Ahhhh… the smell of new devices in the fall.

This fall is turning out to be a bountiful harvest of new devices - Apple, Samsung, Google, Amazon, and Microsoft have all annouced new/updated devices to be released this season. So with the release of so many good content consumption devices, I believe it’s time they all take a page out Apple’s playbook [1] and have their ebook readers make less of an effort of trying to have ebooks feel like we’re reading a physical book and focus more on the document consumption process. [2]

One of the selling points all these companies will advertise this holiday season is how nice it will be to read an ebook on their device over every other device. And there’s the problem. They’re all stuck, trying to trick us into feeling like we’re reading a real book when we’re not. When I read a physical book, I have to turn the pages because that’s the medium it comes in. I could just as easily read The Hobbit off a giant scroll to experience one long continuous story. [3] Printed pages aren’t necessarily my choice, it’s just the medium publishers have given me to read (consume) the book. So why should an ebook have to be relegated to the same staunchy standards of yesteryear?
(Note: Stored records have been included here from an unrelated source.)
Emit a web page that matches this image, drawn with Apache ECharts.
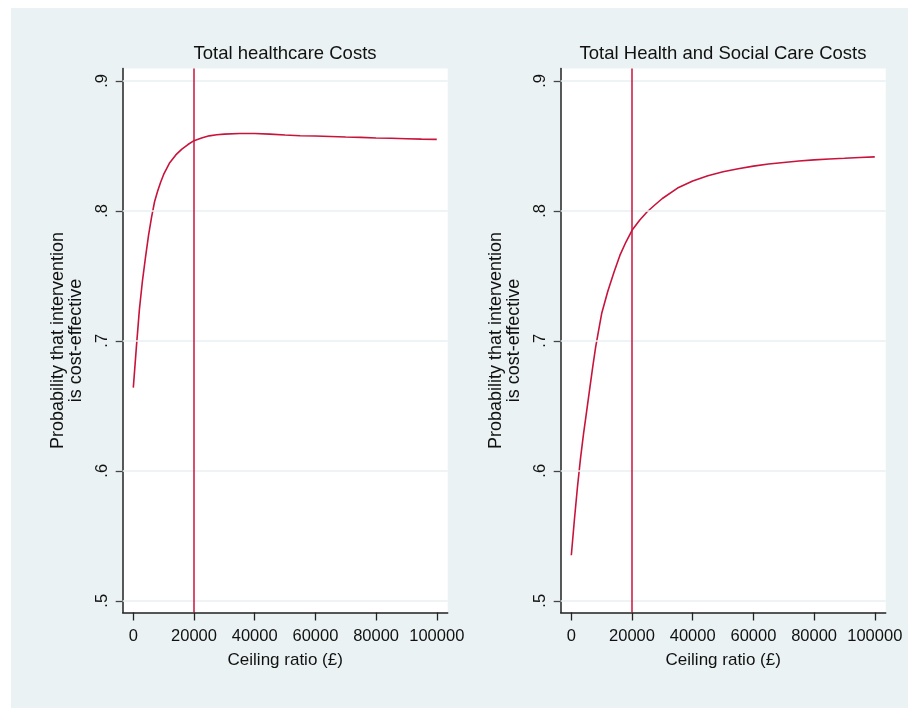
<!DOCTYPE html>
<html>
<head>
<meta charset="utf-8">
<script src="https://cdn.jsdelivr.net/npm/echarts@6/dist/echarts.min.js"></script>
<style>
  html, body { margin: 0; padding: 0; background: #ffffff; }
  #c { position: absolute; left: 11px; top: 8px; width: 897px; height: 700px; }
</style>
</head>
<body>
<div id="c"></div>
<script>
// ---- data ----
const ceiling = [0,1000,2000,3000,4000,5000,6000,7000,8000,9000,10000,12000,14000,16000,18000,20000,22500,25000,27500,30000,35000,40000,45000,50000,55000,60000,65000,70000,75000,80000,85000,90000,95000,100000];
const probHealthcare = [0.664,0.695,0.724,0.746,0.764,0.781,0.795,0.807,0.815,0.822,0.828,0.837,0.843,0.8475,0.851,0.854,0.856,0.8577,0.8585,0.859,0.8595,0.8595,0.859,0.8583,0.8578,0.8576,0.8572,0.8568,0.8565,0.856,0.8558,0.8555,0.8552,0.855];
const probHealthSocial = [0.535,0.562,0.587,0.609,0.628,0.645,0.662,0.679,0.695,0.708,0.721,0.738,0.7524,0.7657,0.776,0.785,0.7928,0.7993,0.8045,0.8095,0.8175,0.823,0.827,0.830,0.8324,0.8344,0.836,0.8372,0.8383,0.8392,0.8399,0.8404,0.841,0.8415];
const threshold = 20000;
const xTicks = [0,20000,40000,60000,80000,100000];
const yTicks = [0.5,0.6,0.7,0.8,0.9];
const titles = ['Total healthcare Costs', 'Total Health and Social Care Costs'];
const xTitle = 'Ceiling ratio (£)';
const yTitle = 'Probability that intervention\nis cost-effective';

// ---- styling ----
const RED = '#c8143c';
const FONT = 'Liberation Sans, Arial, Helvetica, sans-serif';
const AXIS = '#222222';
const GRIDC = '#e8f0f2';

const grids = [
  { left: 111.7, top: 60.5, width: 325, height: 544 },
  { left: 549.7, top: 60.5, width: 325, height: 544 }
];
const titleX = [274, 712];

function xAxisOpt(i) {
  return {
    type: 'value', gridIndex: i, min: -3500, max: 103600,
    splitLine: { show: false },
    axisLine: { show: true, onZero: false, lineStyle: { color: AXIS, width: 1.5 } },
    axisTick: { show: true, length: 8, customValues: xTicks, lineStyle: { color: AXIS, width: 1.3 } },
    axisLabel: { customValues: xTicks, formatter: v => String(v), margin: 15,
                 fontFamily: FONT, fontSize: 16.5, color: '#111' },
    name: xTitle, nameLocation: 'middle', nameGap: 39,
    nameTextStyle: { fontFamily: FONT, fontSize: 17, color: '#111' }
  };
}
function yAxisOpt(i) {
  return {
    type: 'value', gridIndex: i, min: 0.491, max: 0.9095,
    splitLine: { show: false },
    axisLine: { show: true, onZero: false, lineStyle: { color: AXIS, width: 1.5 } },
    axisTick: { show: true, length: 7, customValues: yTicks, lineStyle: { color: '#444', width: 1.3 } },
    axisLabel: { customValues: yTicks, rotate: 90, margin: 11.5,
                 formatter: v => v.toFixed(1).replace(/^0/, ''),
                 fontFamily: FONT, fontSize: 16.5, color: '#111' },
    name: yTitle, nameLocation: 'middle', nameRotate: 90, nameGap: 38,
    nameTextStyle: { fontFamily: FONT, fontSize: 18, lineHeight: 17.5, color: '#111', align: 'center' }
  };
}

function pairs(ys) { return ceiling.map((x, k) => [x, ys[k]]); }

const series = [];
[probHealthcare, probHealthSocial].forEach((ys, i) => {
  // gridlines (drawn beneath)
  series.push({
    type: 'line', xAxisIndex: i, yAxisIndex: i, data: [], z: 1, silent: true,
    markLine: {
      silent: true, symbol: 'none', label: { show: false },
      lineStyle: { color: GRIDC, width: 1.6, type: 'solid' },
      data: yTicks.map(v => ({ yAxis: v }))
    }
  });
  series.push({
    type: 'line', xAxisIndex: i, yAxisIndex: i, data: pairs(ys), z: 3,
    showSymbol: false, smooth: false, silent: true,
    lineStyle: { color: RED, width: 1.6 },
    markLine: {
      silent: true, symbol: 'none', label: { show: false },
      lineStyle: { color: RED, width: 1.5, type: 'solid' },
      data: [{ xAxis: threshold }]
    }
  });
});

const chart = echarts.init(document.getElementById('c'), null, { renderer: 'canvas' });
chart.setOption({
  animation: false,
  backgroundColor: '#eaf2f3',
  title: titles.map((t, i) => ({
    text: t, left: titleX[i], top: 36, textAlign: 'center', padding: 0,
    textStyle: { fontFamily: FONT, fontSize: 18.5, fontWeight: 'normal', color: '#111' }
  })),
  grid: grids.map(g => Object.assign({ show: true, backgroundColor: '#ffffff', borderWidth: 0 }, g)),
  xAxis: [xAxisOpt(0), xAxisOpt(1)],
  yAxis: [yAxisOpt(0), yAxisOpt(1)],
  series: series
});
</script>
</body>
</html>
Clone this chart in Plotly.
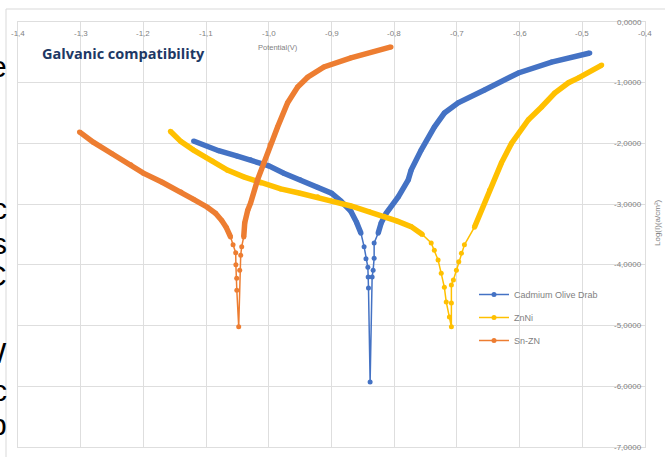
import plotly.graph_objects as go

# ---------------- data ----------------
cad_x = [-1.120, -1.080, -1.050, -1.029, -1.000, -0.976, -0.950, -0.922, -0.900, -0.885,
         -0.869, -0.860, -0.853, -0.848, -0.845, -0.842, -0.8415, -0.841, -0.8384,
         -0.8352, -0.8336, -0.832, -0.832, -0.8256, -0.8208, -0.8128, -0.7936, -0.7776,
         -0.773, -0.757, -0.736, -0.720, -0.698, -0.656, -0.602, -0.549, -0.488]
cad_y = [-1.96, -2.12, -2.21, -2.27, -2.37, -2.49, -2.60, -2.72, -2.82, -2.95,
         -3.12, -3.30, -3.48, -3.70, -3.90, -4.04, -4.20, -4.38, -5.93,
         -4.20, -4.09, -3.89, -3.64, -3.48, -3.31, -3.15, -2.88, -2.60,
         -2.44, -2.11, -1.73, -1.50, -1.33, -1.12, -0.84, -0.66, -0.51]

znni_x = [-1.157, -1.140, -1.120, -1.090, -1.066, -1.040, -1.013, -0.981, -0.950, -0.922,
          -0.900, -0.869, -0.840, -0.816, -0.795, -0.773, -0.755, -0.741, -0.736, -0.730,
          -0.725, -0.720, -0.717, -0.712, -0.7088,
          -0.7088, -0.7088, -0.7056, -0.7008, -0.697, -0.6928, -0.688, -0.672, -0.648,
          -0.629, -0.613, -0.586, -0.565, -0.544, -0.522, -0.506, -0.469]
znni_y = [-1.80, -1.97, -2.11, -2.29, -2.44, -2.55, -2.65, -2.75, -2.82, -2.88,
          -2.95, -3.03, -3.12, -3.20, -3.28, -3.37, -3.50, -3.64, -3.76, -3.92,
          -4.14, -4.37, -4.61, -4.86, -5.02,
          -4.63, -4.33, -4.25, -4.09, -3.95, -3.81, -3.67, -3.38, -2.77,
          -2.32, -2.00, -1.61, -1.40, -1.17, -1.00, -0.92, -0.71]

snzn_x = [-1.302, -1.280, -1.250, -1.220, -1.200, -1.170, -1.140, -1.120, -1.098, -1.085,
          -1.075, -1.068, -1.061, -1.057, -1.0528, -1.0525, -1.0512, -1.051, -1.048,
          -1.0464, -1.0448, -1.0432, -1.040, -1.0384, -1.0336, -1.029, -1.018, -1.008,
          -0.998, -0.986, -0.970, -0.954, -0.938, -0.912, -0.869, -0.805]
snzn_y = [-1.81, -1.98, -2.17, -2.35, -2.49, -2.64, -2.80, -2.92, -3.05, -3.15,
          -3.27, -3.38, -3.54, -3.67, -3.80, -4.00, -4.22, -4.42, -5.02,
          -4.09, -3.84, -3.70, -3.54, -3.31, -3.10, -2.98, -2.60, -2.32,
          -2.02, -1.73, -1.33, -1.07, -0.91, -0.74, -0.59, -0.41]

series_names = ["Cadmium Olive Drab", "ZnNi", "Sn-ZN"]
series_colors = ["#4472C4", "#FFC000", "#ED7D31"]

x_ticks = [-1.4, -1.3, -1.2, -1.1, -1.0, -0.9, -0.8, -0.7, -0.6, -0.5, -0.4]
x_ticktext = ["-1,4", "-1,3", "-1,2", "-1,1", "-1,0", "-0,9", "-0,8", "-0,7", "-0,6", "-0,5", "-0,4"]
y_ticks = [0, -1, -2, -3, -4, -5, -6, -7]
y_ticktext = ["0,0000", "-1,0000", "-2,0000", "-3,0000", "-4,0000", "-5,0000", "-6,0000", "-7,0000"]

chart_title = "Galvanic compatibility"
x_title = "Potential(V)"
y_title = "Log(I)(a/cm²)"
side_fragments = [("e", 66), ("c", 208), ("s", 243), ("C", 275), ("W", 352), ("c", 390), ("p", 424)]

# ---------------- figure ----------------
W, H = 665, 457
ML, MR, MT, MB = 18, 20, 22, 10
PW, PH = W - ML - MR, H - MT - MB


def px_x(p):
    return (p - ML) / PW


def px_y(p):
    return 1 - (p - MT) / PH


fig = go.Figure()
THICK_LIMIT = -3.6
for xs, ys, name, col in zip([cad_x, znni_x, snzn_x], [cad_y, znni_y, snzn_y],
                             series_names, series_colors):
    fig.add_trace(go.Scatter(x=xs, y=ys, mode="lines+markers", name=name,
                             line=dict(color=col, width=1.5),
                             marker=dict(color=col, size=5),
                             legendgroup=name))
    imin = ys.index(min(ys))
    tx, ty = [], []
    for i, (a, b) in enumerate(zip(xs, ys)):
        if i == imin:
            tx.append(None); ty.append(None)
            continue
        if b >= THICK_LIMIT:
            tx.append(a); ty.append(b)
    fig.add_trace(go.Scatter(x=tx, y=ty, mode="lines", showlegend=False,
                             line=dict(color=col, width=5.5), hoverinfo="skip",
                             legendgroup=name, connectgaps=False))

FONT = "Liberation Sans, Arial, sans-serif"
GREY = "#7f7f7f"

fig.update_layout(
    width=W, height=H,
    margin=dict(l=ML, r=MR, t=MT, b=MB, pad=0),
    paper_bgcolor="white", plot_bgcolor="white",
    showlegend=True,
    legend=dict(x=px_x(474), y=px_y(280), xanchor="left", yanchor="top",
                font=dict(family=FONT, size=9, color=GREY),
                bgcolor="rgba(0,0,0,0)", itemwidth=30, tracegroupgap=4,
                traceorder="grouped"),
    xaxis=dict(side="top", range=[-1.4, -0.4], tickvals=x_ticks, showticklabels=False,
               ticks="", showgrid=True, gridcolor="#dedede", gridwidth=1,
               showline=True, linecolor="#dedede", mirror=True, zeroline=False),
    yaxis=dict(side="right", range=[-7, 0], tickvals=y_ticks, showticklabels=False,
               ticks="", showgrid=True, gridcolor="#dedede", gridwidth=1,
               showline=True, linecolor="#dedede", mirror=True, zeroline=False),
)

# tick labels placed inside the plot, next to the axes (as in the original)
for v, t in zip(x_ticks, x_ticktext):
    fig.add_annotation(text=t, xref="x", yref="paper", x=v, y=px_y(33),
                       xanchor="center", yanchor="middle", showarrow=False,
                       font=dict(family=FONT, size=8, color=GREY))
for v, t in zip(y_ticks, y_ticktext):
    fig.add_annotation(text=t, xref="paper", yref="y", x=px_x(644), y=v,
                       xanchor="right", yanchor="middle", showarrow=False,
                       font=dict(family=FONT, size=8, color=GREY))

# outer chart border
fig.add_shape(type="rect", xref="paper", yref="paper",
              x0=px_x(6), x1=px_x(700), y0=px_y(480), y1=px_y(9),
              line=dict(color="#d9d9d9", width=1), layer="below")

fig.add_annotation(text="<b>" + chart_title + "</b>", xref="paper", yref="paper",
                   x=px_x(40), y=px_y(53), xanchor="left", yanchor="middle",
                   showarrow=False,
                   font=dict(family="Open Sans, Liberation Sans, sans-serif", size=14.5, color="#203864"))
fig.add_annotation(text=x_title, xref="paper", yref="paper",
                   x=px_x(278), y=px_y(47), xanchor="center", yanchor="middle",
                   showarrow=False, font=dict(family=FONT, size=7.5, color=GREY))
fig.add_annotation(text=y_title, xref="paper", yref="paper",
                   x=px_x(658), y=px_y(223), xanchor="center", yanchor="middle",
                   textangle=-90, showarrow=False,
                   font=dict(family=FONT, size=8, color=GREY))
for ch, ypix in side_fragments:
    fig.add_annotation(text=ch, xref="paper", yref="paper",
                       x=px_x(9), y=px_y(ypix), xanchor="right", yanchor="middle",
                       showarrow=False,
                       font=dict(family=FONT, size=30, color="#000000"))

# remove the browser's default page margin so the figure fills the window exactly
fig.write_html("out.html", config={"displayModeBar": False},
               post_script="document.body.style.margin='0';")
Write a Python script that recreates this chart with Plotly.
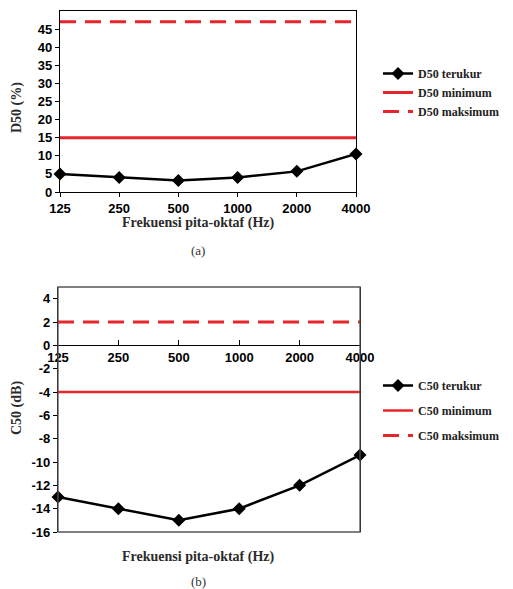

Ebook readers (or reading apps) should treat the book like one document, with the option to scroll through the book, like reading a really really long web post. The document may have chapters, but for an ebook that’s an easy step in the document setup. I don’t want to turn a page in my electronic documents (ebook, PDF, etc) anymore. More often than you’d expect, a critical idea or plot point comes at the turn of a page. Scrolling through a document just feels more continuous and isn’t that what the tech companies what us to do - feel more connected to the content we have on the device?

The other aspect of ebooks vs physical books is the ability to place notes in the margins or highlight specfic sections. Highlights, or notes, in a book should flow together based on the topic, not when it was taken. If I read a really good book again, I want see any new ideas tied to discoveries or thoughts I’ve already had on a similar subject. While most ebook readers allow these tasks, the management of these marks still appears to be an afterthought. For example, Amazon’s Kindle Reader offers highlighting and note taking, but keeps the notes in the order they are written, not in order of the book. Seeing my new note regarding a passage in Chapter 2, next to my last note in Chapter 34, does me no good - there is no continuity in the thoughts being captured or comments being written. In this case break the rule about being less like a book and be more like a book - sort notes in the order they appear. In a physical book, if I highlight a passage on page 120, and then something new clicks on page 121, becuse I’m reading the book a second time, both passages will now stand out and be connected on a subconscious level. Scattered notes in ebook readers can’t make that same connection. Maybe not everyone wants to see their notes this way, but at least have the option to do so.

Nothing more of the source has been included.